**What you will do**
Leaving the pictures out, print the lines from the first line of the listing through the line containing "(centro) at (577.5,343)", exactly as they read, and no others.
+ + + + + + +
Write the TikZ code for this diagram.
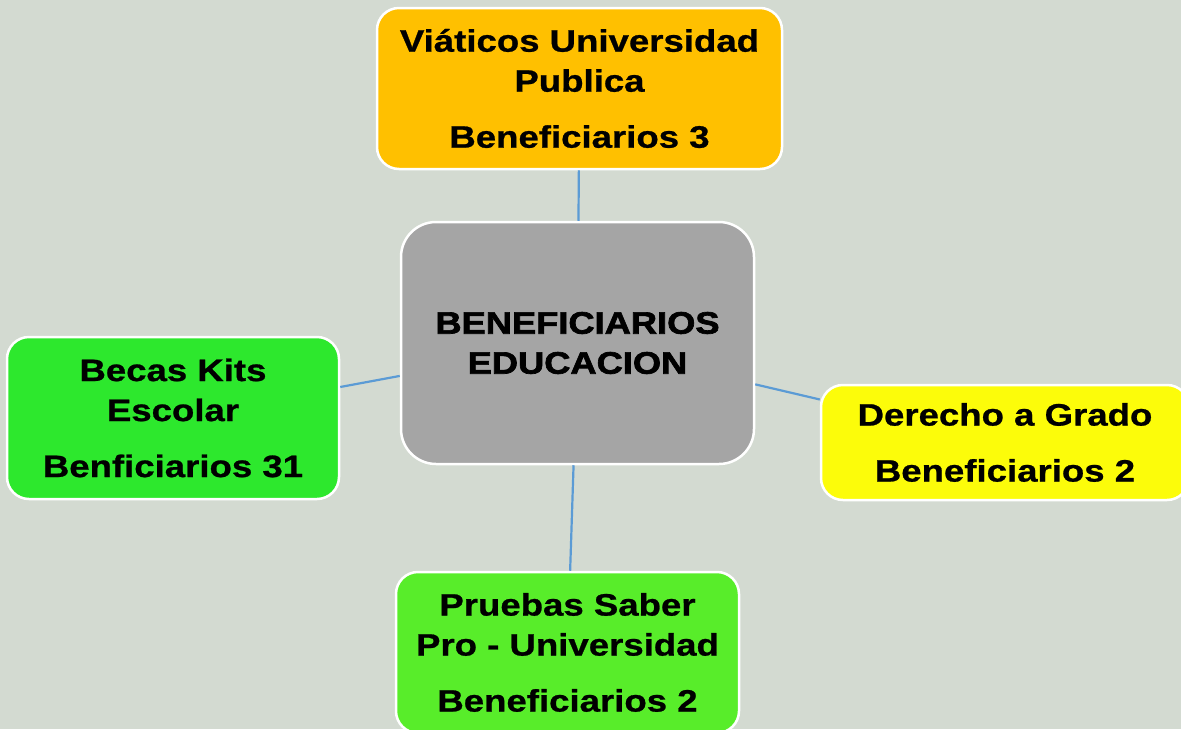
\documentclass[tikz,border=0pt]{standalone}
\usepackage{fontspec}
\setmainfont{Liberation Sans}[FakeStretch=1.18, FakeBold=0.8]
\newfontfamily\titulo{Liberation Sans Bold}[FakeStretch=1.17, FakeBold=2.2]
\usepackage{tikz}
\usetikzlibrary{positioning}

\definecolor{fondo}{HTML}{D3DAD1}
\definecolor{naranja}{HTML}{FFC000}
\definecolor{gris}{HTML}{A5A5A5}
\definecolor{verdeA}{HTML}{2DE82D}
\definecolor{verdeB}{HTML}{58ED2A}
\definecolor{amarillo}{HTML}{FCFC0A}
\definecolor{linea}{HTML}{5B9BD5}

\tikzset{
  caja/.style={draw=white, line width=2.5pt, rounded corners=22pt, inner sep=0pt,
    align=center, font=\bfseries\fontsize{31}{40}\selectfont},
  enlace/.style={draw=linea, line width=2.2pt}
}

\begin{document}
\begin{tikzpicture}[x=1pt, y=-1pt]
		% fondo y recorte
		\fill[fondo] (0,0) rectangle (1181,729);
		\clip (0,0) rectangle (1181,729);
		
		% nodo central
		\node[caja, fill=gris, rounded corners=35pt, minimum width=353pt, minimum height=242pt,
		  font=\titulo\fontsize{31}{40}\selectfont]
		  (centro) at (577.5,343) {BENEFICIARIOS\\EDUCACION};
		
		% ramas
		\node[caja, fill=naranja, minimum width=405pt, minimum height=161pt]
		  (viaticos) at (579.5,88.5) {Viáticos Universidad\\Publica\\[16pt]Beneficiarios 3};
		\node[caja, fill=verdeA, minimum width=332pt, minimum height=162pt]
		  (becas) at (173,418) {Becas Kits\\Escolar\\[16pt]Benficiarios 31};
		\node[caja, fill=amarillo, minimum width=368pt, minimum height=115pt]
		  (grado) at (1005,442.5) {Derecho a Grado\\[16pt]Beneficiarios 2};
		\node[caja, fill=verdeB, minimum width=343pt, minimum height=161pt]
		  (pruebas) at (567.5,652.5) {Pruebas Saber\\Pro - Universidad\\[16pt]Beneficiarios 2};
		
		% conectores
		\draw[enlace] (centro) -- (viaticos);
		\draw[enlace] (centro) -- (becas);
		\draw[enlace] (centro) -- (grado);
		\draw[enlace] (centro) -- (pruebas);
	\end{tikzpicture}
\end{document}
+ + + + + + +
**Answer below**
Write the TikZ code for this diagram.
\documentclass[tikz,border=0pt]{standalone}
\usepackage{fontspec}
\setmainfont{Liberation Sans}[FakeStretch=1.18, FakeBold=0.8]
\newfontfamily\titulo{Liberation Sans Bold}[FakeStretch=1.17, FakeBold=2.2]
\usepackage{tikz}
\usetikzlibrary{positioning}

\definecolor{fondo}{HTML}{D3DAD1}
\definecolor{naranja}{HTML}{FFC000}
\definecolor{gris}{HTML}{A5A5A5}
\definecolor{verdeA}{HTML}{2DE82D}
\definecolor{verdeB}{HTML}{58ED2A}
\definecolor{amarillo}{HTML}{FCFC0A}
\definecolor{linea}{HTML}{5B9BD5}

\tikzset{
  caja/.style={draw=white, line width=2.5pt, rounded corners=22pt, inner sep=0pt,
    align=center, font=\bfseries\fontsize{31}{40}\selectfont},
  enlace/.style={draw=linea, line width=2.2pt}
}

\begin{document}
\begin{tikzpicture}[x=1pt, y=-1pt]
		% fondo y recorte
		\fill[fondo] (0,0) rectangle (1181,729);
		\clip (0,0) rectangle (1181,729);
		
		% nodo central
		\node[caja, fill=gris, rounded corners=35pt, minimum width=353pt, minimum height=242pt,
		  font=\titulo\fontsize{31}{40}\selectfont]
		  (centro) at (577.5,343) {BENEFICIARIOS\\EDUCACION};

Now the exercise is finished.